# F06 Fun With Fourier Transforms

- The continuous signal x(t) = sin(2*pi*100*t) was sampled with sampling period T = 1/400 second to obtain a discrete-time signal x[n]. What is the resulting signal x[n]?
- The sequence x[n] = cos(pi*n/4) was obtained by sampling a continuous time signal x(t) = cos(omega * t), at a sampling rate of 1000 samples per second. What are two possible positive values of omega that could have resulted in the sequence x[n]?
- The continuous-time signal x(t) = cos(4000*pi*t) is sampled with a sampling period T to obtain a discrete-time signal x[n] = cos(pi*n/3). (a) Determine a choice for T consistent with this information. (b) Is your choice of T in part(a) unique? If so, explain why. If not, specify another choice of T consistent with the information given.
- The continuous-time signal x(t) = sin(20*pi*t) + cos(40*pi*t) is sampled with a sampling period T to obtain the discrete-time signal x[n] = sin(pi*n/5) + cos(2*pi*n/5). (a) Determine a choice for T consistent with this information. (b) Is your choice of T in part(a) unique?
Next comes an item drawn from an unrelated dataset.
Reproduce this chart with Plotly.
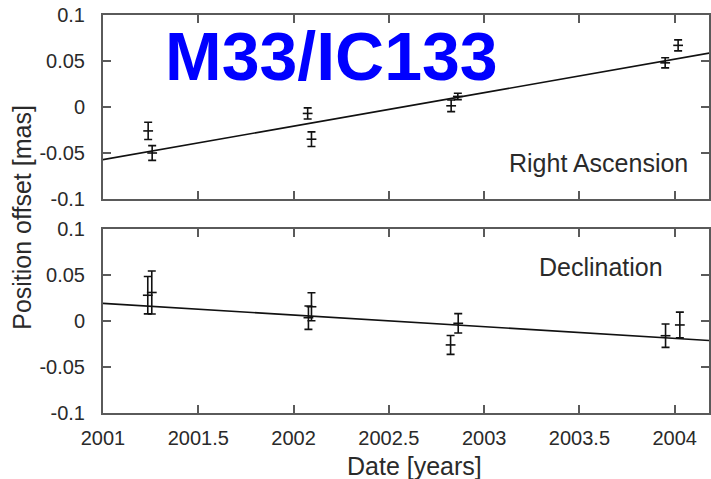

If so, explain why. If not, specify another choice of T consistent with the information given.
- Sketch the magnitude Fourier transform of each of the following functions. I?m not concerned about the absolute scale of the Y-axis but I am concerned about the scale of the X (frequency) axis.
- sin(2*pi*10*t)
- abs(t) < 0.1 (box of width 0.2 seconds)
- mod(t, 0.1) == 0 (a comb with 0.1 second spacing)
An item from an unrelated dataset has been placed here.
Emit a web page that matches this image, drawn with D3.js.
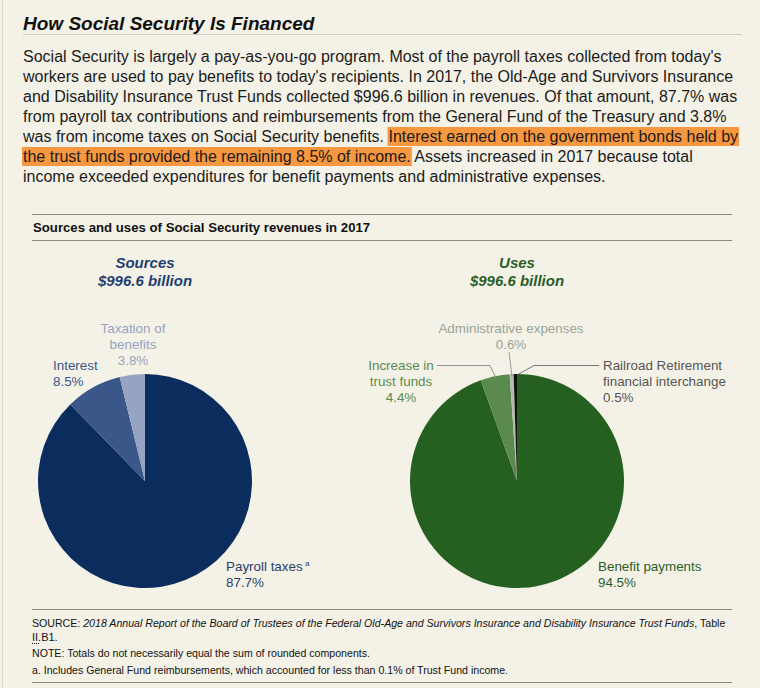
<!DOCTYPE html>
<html>
<head>
<meta charset="utf-8">
<script src="https://d3js.org/d3.v7.min.js"></script>
<title>How Social Security Is Financed</title>
<style>
body { margin: 0; background: #f4f2e7; }
svg text { font-family: Arial, "Liberation Sans", sans-serif; }
</style>
</head>
<body>
<script>

// paragraph lines: [plain text, highlighted text, plain text]
var paraLines = [
  ["Social Security is largely a pay-as-you-go program. Most of the payroll taxes collected from today's", "", ""],
  ["workers are used to pay benefits to today's recipients. In 2017, the Old-Age and Survivors Insurance", "", ""],
  ["and Disability Insurance Trust Funds collected $996.6 billion in revenues. Of that amount, 87.7% was", "", ""],
  ["from payroll tax contributions and reimbursements from the General Fund of the Treasury and 3.8%", "", ""],
  ["was from income taxes on Social Security benefits. ", "Interest earned on the government bonds held by", ""],
  ["", "the trust funds provided the remaining 8.5% of income.", " Assets increased in 2017 because total"],
  ["income exceeded expenditures for benefit payments and administrative expenses.", "", ""]
];

var sourceNames = ["Payroll taxes", "Interest", "Taxation of benefits"];
var sourceValues = [87.7, 8.5, 3.8];
var sourceColors = ["#0b2d5d", "#3b5688", "#97a3c2"];

var useNames = ["Benefit payments", "Increase in trust funds", "Administrative expenses", "Railroad Retirement financial interchange"];
var useValues = [94.5, 4.4, 0.6, 0.5];
var useColors = ["#256020", "#5b8a4f", "#b3bdad", "#111111"];

var width = 760,
    height = 688;

var svg = d3.select("body")
  .append("svg")
  .attr("width", width)
  .attr("height", height);

// left border of the page box
svg.append("line")
  .attr("x1", 2.5).attr("x2", 2.5).attr("y1", 0).attr("y2", height)
  .attr("stroke", "#dcd9cc");

// heading
svg.append("text")
  .attr("x", 23).attr("y", 30)
  .attr("font-size", 19).attr("font-weight", "bold").attr("font-style", "italic")
  .attr("fill", "#111")
  .text("How Social Security Is Financed");
svg.append("line")
  .attr("x1", 23).attr("x2", 742).attr("y1", 34.5).attr("y2", 34.5)
  .attr("stroke", "#cfcdc4");

// paragraph
var hlLayer = svg.append("g");
var para = svg.append("g");
paraLines.forEach(function(l, i) {
  var y = 62 + i * 20;
  var t = para.append("text")
    .attr("x", 23).attr("y", y)
    .attr("font-size", 16).attr("fill", "#1b1b1b");
  var parts = l.map(function(s, j) {
    return t.append("tspan").attr("xml:space", "preserve").text(s);
  });
  if (l[1] != "") {
    var x0 = 23 + parts[0].node().getComputedTextLength();
    var w = parts[1].node().getComputedTextLength();
    hlLayer.append("rect")
      .attr("x", x0 - 1).attr("y", y - 15)
      .attr("width", w + 2).attr("height", 19)
      .attr("fill", "#f7973f");
  }
});

// chart frame
svg.append("line").attr("x1", 32).attr("x2", 732).attr("y1", 214.5).attr("y2", 214.5).attr("stroke", "#8c8a7c");
svg.append("line").attr("x1", 32).attr("x2", 732).attr("y1", 240.5).attr("y2", 240.5).attr("stroke", "#8c8a7c");
svg.append("text")
  .attr("x", 33).attr("y", 232)
  .attr("font-size", 13.2).attr("font-weight", "bold").attr("fill", "#111")
  .text("Sources and uses of Social Security revenues in 2017");

function pieTitle(cx, color, name) {
  var t = svg.append("text")
    .attr("text-anchor", "middle")
    .attr("font-size", 15).attr("font-weight", "bold").attr("font-style", "italic")
    .attr("fill", color);
  t.append("tspan").attr("x", cx).attr("y", 268).text(name);
  t.append("tspan").attr("x", cx).attr("y", 286).text("$996.6 billion");
}
pieTitle(145, "#1f3e6e", "Sources");
pieTitle(517, "#2a5e27", "Uses");

var pie = d3.pie().sort(null);
var arc = d3.arc().innerRadius(0).outerRadius(107);

function drawPie(cx, values, colors) {
  svg.append("g")
    .attr("transform", "translate(" + cx + ",481)")
    .selectAll("path")
    .data(pie(values))
    .enter()
    .append("path")
    .attr("d", arc)
    .attr("fill", function(d, i) { return colors[i]; });
}
drawPie(145, sourceValues, sourceColors);
drawPie(517, useValues, useColors);

function label(x, y, anchor, color, lines) {
  var t = svg.append("text")
    .attr("text-anchor", anchor)
    .attr("font-size", 13.4).attr("fill", color);
  lines.forEach(function(s, i) {
    t.append("tspan").attr("x", x).attr("y", y + i * 16).text(s);
  });
  return t;
}

// source labels
label(133, 333, "middle", "#97a3c2", ["Taxation of", "benefits", sourceValues[2] + "%"]);
label(53, 370, "start", "#3b5688", ["Interest", sourceValues[1] + "%"]);
var pt = label(226, 571, "start", "#1f3e6e", ["Payroll taxes", sourceValues[0] + "%"]);
pt.select("tspan").append("tspan").attr("font-size", 8).attr("dy", -5).text(" a");

// use labels
label(401, 370, "middle", "#5b8a4f", ["Increase in", "trust funds", useValues[1] + "%"]);
label(511, 333, "middle", "#9aa497", ["Administrative expenses", useValues[2].toFixed(1) + "%"]);
label(603, 370, "start", "#555555", ["Railroad Retirement", "financial interchange", useValues[3].toFixed(1) + "%"]);
label(598, 571, "start", "#2a5e27", ["Benefit payments", useValues[0] + "%"]);

// leader lines
var leader = d3.line();
svg.append("path").attr("d", leader([[437, 365.5], [490, 365.5], [495, 376]]))
  .attr("fill", "none").attr("stroke", "#777").attr("stroke-width", 0.8);
svg.append("path").attr("d", leader([[509, 352], [512, 376]]))
  .attr("fill", "none").attr("stroke", "#888").attr("stroke-width", 0.8);
svg.append("path").attr("d", leader([[599, 365.5], [534, 365.5], [517, 375]]))
  .attr("fill", "none").attr("stroke", "#555").attr("stroke-width", 0.8);

// footer
svg.append("line").attr("x1", 32).attr("x2", 732).attr("y1", 609.5).attr("y2", 609.5).attr("stroke", "#8c8a7c");
svg.append("line").attr("x1", 32).attr("x2", 732).attr("y1", 682.5).attr("y2", 682.5).attr("stroke", "#8c8a7c");

var src = svg.append("text").attr("x", 32).attr("y", 627).attr("font-size", 10.6).attr("fill", "#111");
src.append("tspan").text("SOURCE: ");
src.append("tspan").attr("font-style", "italic").text("2018 Annual Report of the Board of Trustees of the Federal Old-Age and Survivors Insurance and Disability Insurance Trust Funds");
src.append("tspan").text(", Table");
svg.append("text").attr("x", 32).attr("y", 641).attr("font-size", 11).attr("fill", "#111").text("II.B1.");
svg.append("line").attr("x1", 32).attr("x2", 39).attr("y1", 643.5).attr("y2", 643.5)
  .attr("stroke", "#111").attr("stroke-dasharray", "1,1");
svg.append("text").attr("x", 32).attr("y", 657).attr("font-size", 11).attr("fill", "#111")
  .attr("textLength", 338).attr("lengthAdjust", "spacingAndGlyphs")
  .text("NOTE: Totals do not necessarily equal the sum of rounded components.");
svg.append("text").attr("x", 32).attr("y", 674).attr("font-size", 11).attr("fill", "#111")
  .attr("textLength", 476).attr("lengthAdjust", "spacingAndGlyphs")
  .text("a. Includes General Fund reimbursements, which accounted for less than 0.1% of Trust Fund income.");

</script>
</body>
</html>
- sin(2*pi*10*t) * sin(2*pi*100*t)
- exp(-t^2/2) (Gaussian with standard deviation = 1)
- exp(-t^2/2) * sin(2*pi*10*t) (product of Gaussian and sine)

- The derivative with respect to time of sin(2*pi*f*t) is 2*pi*f*cos(2*pi*f*t). What does this tell you about the effect of differentiation on the Fourier transform of a signal?
- Explain why filtering after uniform sampling is, in general, not effective for anti-aliasing.
- Explain why filtering after uniform sampling is so commonly used for anti-aliasing and why it usually is effective.
- In the discrete Fourier transform of an image that is 512 by 512 pixels, what is the lowest non-zero frequency represented? What is the highest frequency?
- Download the images (oldwell1.tif, oldwell2.tif) attached to this page. Compute the 2D DFT of each (I=fft2(i)). Extract the magnitude (M=abs(I)) and phase (P=angle(I)) of each. Then reconstruct 2 new images by combining the magnitude of 1 with the phase of 2, and the magnitude of 2 with the phase of 1 (i12=real(ifft2(M1.*exp(1i*P2)))). Compare the original two images to the new pair of images. I recommend you make sure you’re doing the last step correctly by reconstructing i11 from M1 and P1 and make sure it looks like you expected.